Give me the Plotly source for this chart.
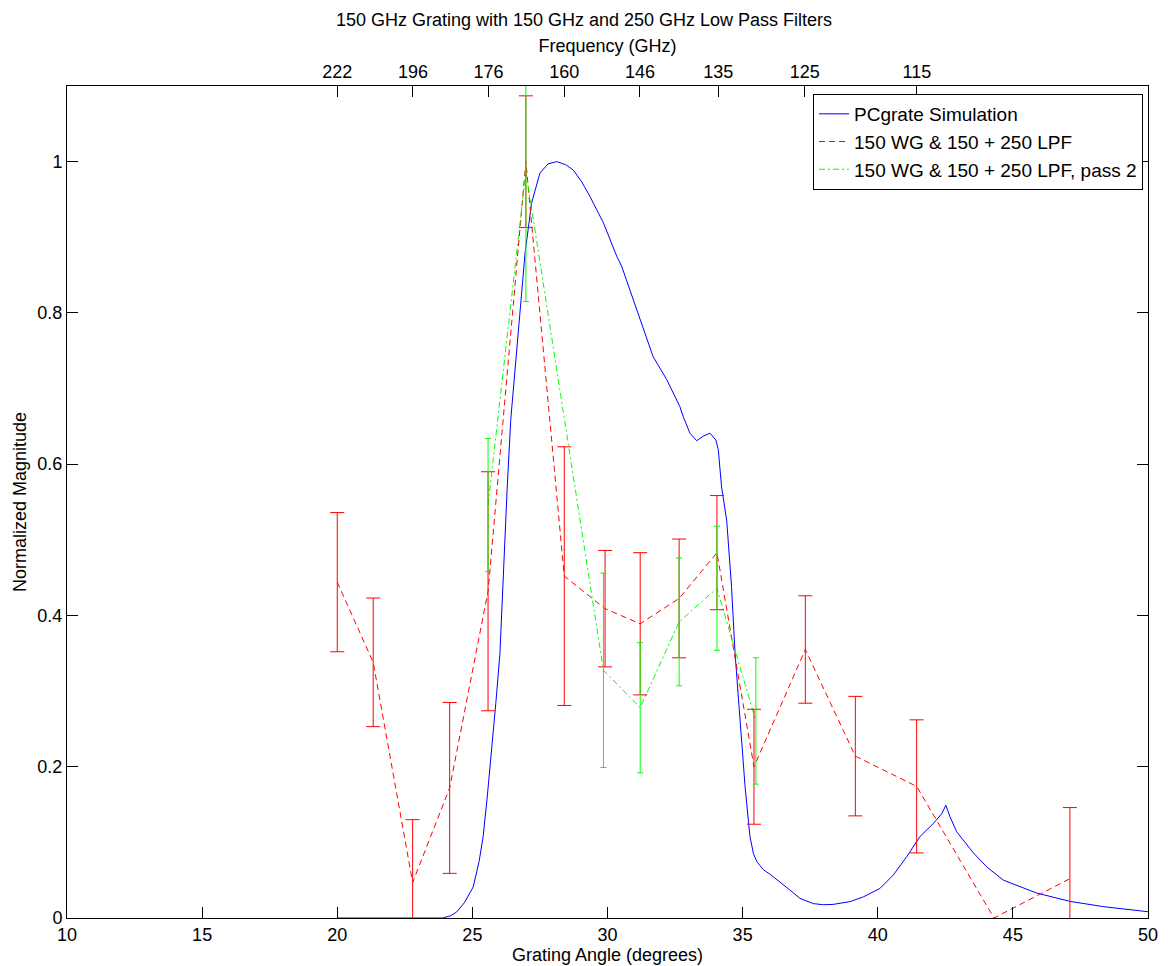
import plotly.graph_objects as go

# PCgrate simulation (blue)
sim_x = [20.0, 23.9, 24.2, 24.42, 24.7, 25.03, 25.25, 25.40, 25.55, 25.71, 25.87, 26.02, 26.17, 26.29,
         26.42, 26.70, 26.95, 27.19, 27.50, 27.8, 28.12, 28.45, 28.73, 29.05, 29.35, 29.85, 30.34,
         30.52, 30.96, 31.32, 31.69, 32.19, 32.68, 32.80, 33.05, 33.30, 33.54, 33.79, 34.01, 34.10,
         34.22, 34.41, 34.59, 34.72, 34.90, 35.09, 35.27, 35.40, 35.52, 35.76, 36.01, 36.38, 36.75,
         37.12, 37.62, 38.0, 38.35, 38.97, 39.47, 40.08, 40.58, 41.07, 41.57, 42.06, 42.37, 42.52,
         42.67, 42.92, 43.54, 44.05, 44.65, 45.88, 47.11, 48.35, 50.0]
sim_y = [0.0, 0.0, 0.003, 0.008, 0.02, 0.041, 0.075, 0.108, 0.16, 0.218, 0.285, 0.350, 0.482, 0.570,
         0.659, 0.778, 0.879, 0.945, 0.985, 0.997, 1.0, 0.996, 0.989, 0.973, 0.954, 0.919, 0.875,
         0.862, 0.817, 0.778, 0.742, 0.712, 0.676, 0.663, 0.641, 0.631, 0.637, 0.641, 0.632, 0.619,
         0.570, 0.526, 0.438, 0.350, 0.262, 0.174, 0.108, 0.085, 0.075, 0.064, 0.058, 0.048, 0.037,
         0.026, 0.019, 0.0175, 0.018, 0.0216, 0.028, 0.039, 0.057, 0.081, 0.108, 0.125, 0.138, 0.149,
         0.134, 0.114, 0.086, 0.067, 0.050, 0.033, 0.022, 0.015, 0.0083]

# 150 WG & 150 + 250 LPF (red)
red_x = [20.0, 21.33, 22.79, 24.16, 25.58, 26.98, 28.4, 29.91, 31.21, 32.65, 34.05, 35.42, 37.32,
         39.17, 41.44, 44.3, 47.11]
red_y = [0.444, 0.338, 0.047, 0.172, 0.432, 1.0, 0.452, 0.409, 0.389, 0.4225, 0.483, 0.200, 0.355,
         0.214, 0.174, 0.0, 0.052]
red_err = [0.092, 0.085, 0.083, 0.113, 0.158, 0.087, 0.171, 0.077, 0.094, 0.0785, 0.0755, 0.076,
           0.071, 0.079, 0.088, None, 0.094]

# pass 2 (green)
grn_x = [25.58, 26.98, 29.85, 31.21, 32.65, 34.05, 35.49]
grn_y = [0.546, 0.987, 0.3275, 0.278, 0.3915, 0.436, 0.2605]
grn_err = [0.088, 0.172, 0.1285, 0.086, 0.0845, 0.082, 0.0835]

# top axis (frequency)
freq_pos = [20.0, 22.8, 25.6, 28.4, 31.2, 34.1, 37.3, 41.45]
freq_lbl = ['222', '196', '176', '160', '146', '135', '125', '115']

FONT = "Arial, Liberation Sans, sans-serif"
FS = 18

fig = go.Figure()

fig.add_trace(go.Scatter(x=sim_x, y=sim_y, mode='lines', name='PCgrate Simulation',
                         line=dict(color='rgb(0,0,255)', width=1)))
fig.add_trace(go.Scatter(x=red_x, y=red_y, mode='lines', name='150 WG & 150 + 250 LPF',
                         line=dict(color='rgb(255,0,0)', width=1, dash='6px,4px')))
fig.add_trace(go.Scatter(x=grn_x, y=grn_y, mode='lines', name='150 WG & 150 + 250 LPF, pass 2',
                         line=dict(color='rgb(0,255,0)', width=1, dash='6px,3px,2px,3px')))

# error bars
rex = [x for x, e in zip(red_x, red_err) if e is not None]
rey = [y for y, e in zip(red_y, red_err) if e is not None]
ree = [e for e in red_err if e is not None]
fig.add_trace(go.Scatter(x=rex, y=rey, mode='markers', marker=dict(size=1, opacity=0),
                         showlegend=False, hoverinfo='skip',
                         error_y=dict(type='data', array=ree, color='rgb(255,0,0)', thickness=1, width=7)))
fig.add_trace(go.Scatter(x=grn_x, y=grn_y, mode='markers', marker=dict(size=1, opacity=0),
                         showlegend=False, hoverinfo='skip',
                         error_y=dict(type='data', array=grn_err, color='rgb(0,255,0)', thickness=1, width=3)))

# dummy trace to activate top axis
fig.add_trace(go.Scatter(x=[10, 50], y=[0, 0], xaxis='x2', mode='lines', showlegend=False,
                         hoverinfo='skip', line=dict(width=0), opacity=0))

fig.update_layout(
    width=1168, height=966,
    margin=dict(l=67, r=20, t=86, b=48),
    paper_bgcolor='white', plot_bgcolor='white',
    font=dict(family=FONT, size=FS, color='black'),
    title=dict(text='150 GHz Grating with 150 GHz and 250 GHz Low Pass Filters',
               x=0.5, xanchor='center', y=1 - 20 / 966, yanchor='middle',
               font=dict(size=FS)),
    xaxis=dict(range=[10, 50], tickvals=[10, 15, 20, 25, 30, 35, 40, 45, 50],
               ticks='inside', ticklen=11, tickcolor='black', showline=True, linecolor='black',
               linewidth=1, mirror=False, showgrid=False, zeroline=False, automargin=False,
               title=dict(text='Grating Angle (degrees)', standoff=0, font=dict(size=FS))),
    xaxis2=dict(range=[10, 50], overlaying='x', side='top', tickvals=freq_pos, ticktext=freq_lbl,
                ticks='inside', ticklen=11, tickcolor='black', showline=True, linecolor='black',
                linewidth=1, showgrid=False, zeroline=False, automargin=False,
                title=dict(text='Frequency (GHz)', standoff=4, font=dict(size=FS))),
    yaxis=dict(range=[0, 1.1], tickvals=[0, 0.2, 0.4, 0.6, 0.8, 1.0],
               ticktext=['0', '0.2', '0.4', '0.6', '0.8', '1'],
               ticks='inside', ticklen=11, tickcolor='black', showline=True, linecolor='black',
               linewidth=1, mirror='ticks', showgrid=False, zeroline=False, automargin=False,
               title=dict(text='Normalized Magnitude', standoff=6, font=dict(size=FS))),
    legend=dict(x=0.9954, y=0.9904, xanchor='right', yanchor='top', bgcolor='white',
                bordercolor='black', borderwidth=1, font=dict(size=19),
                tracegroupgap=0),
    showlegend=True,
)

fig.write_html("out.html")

════

DESCRIPTION OF THE TASK
Restate the material word for word from its first line through the line containing "import plotly.graph_objects as go", both included; the pictures do not belong in it.

ANSWER TO THE EXERCISE
Give me the Plotly source for this chart.
import plotly.graph_objects as go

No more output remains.